Everyone has heard about microplastics, the small pieces of plastic waste created by the disposal of everyday consumer products. Everyone is strongly against microbeads found in thousands of cosmetic products. Everyone knows a little about microfibers, the thin synthetic yarns shedding into the water during each wash. What about glitter? Chances are you haven’t even considered it having a negative connotation. But glitter is a plastic-based product made from polyethylene terephthalate (PET) that pollutes the ocean. Glitter kills eight billion fish, oysters, birds, and animals each day, starving them as they innocently believe these sparking specks are food. Glitter might be even be smaller than micro plastics, categorized as nano plastics. These particles are all in the same family, but glitter is seen as the harmless grandma, never the villain.

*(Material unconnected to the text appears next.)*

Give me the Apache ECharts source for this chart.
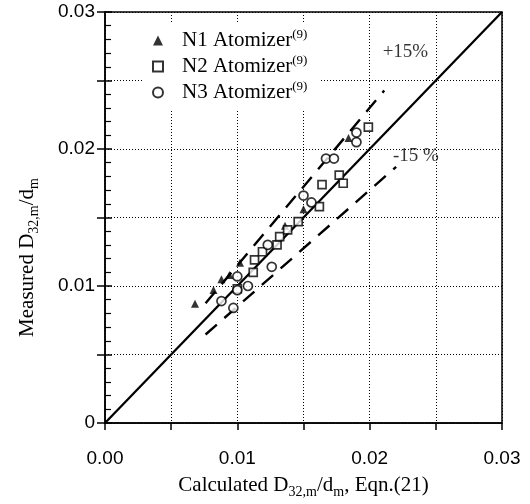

Today, there are many companies making biodegradable, eco-friendly glitter. For example, Bio Glitz values shining responsibly, making glitter from plants. Compostable and made from renewably sourced ingredients, their formula “connects us all through shine, consideration, and respect for nature.” Another brand, Eco Stardust, designed bio glitter from the cellulose on eucalyptus trees, which is then dyed, painted, and put in a cutting machine to produce hexagonal shapes. Biodegradable glitter has fewer chemicals than petroleum based beauty, craft, and fashion items. Replacing PET with plant-based materials greatly reduces people’s environmental footprint.
From David Bowie to Kesha, glitter has been a key component to countless artists’ performances and identities. Kesha even claims to spend a few thousand dollars a month on glitter. Imagine the impact Kesha could have if she bought sustainable glitter. “Glitter in the Air” by Pink sentimentally sings the excitement glitter conveys. It empowers people to live freely and provides a lighthearted metaphor of hope and joy.
Have you ever thrown a fist full of glitter in the air?
Have you ever looked fear in the face?
And said I just don’t care?
Movies such as Glitter, featuring Mariah Carey, create the idea that the epitome of stardom is sparkles. Underlying the misconception that one’s personality is not enough to be accepted. Millennials created this skewed view of reality where material things are valued over character. You can’t go anywhere without seeing a handful of sparkly hairstyles, makeup and flashy tattoos. In addition, glitter bombs, edible glitter pills and glitter gel, branded as Unicorn Snot, have become a necessity for any celebration, from Halloween parties to weddings. “There’s glitter on the floor after the party. Girls carrying their shoes down in the lobby.” (Taylor Swift) Consumers need to be empowered to realize the connection between what they buy and the consequences of those actions.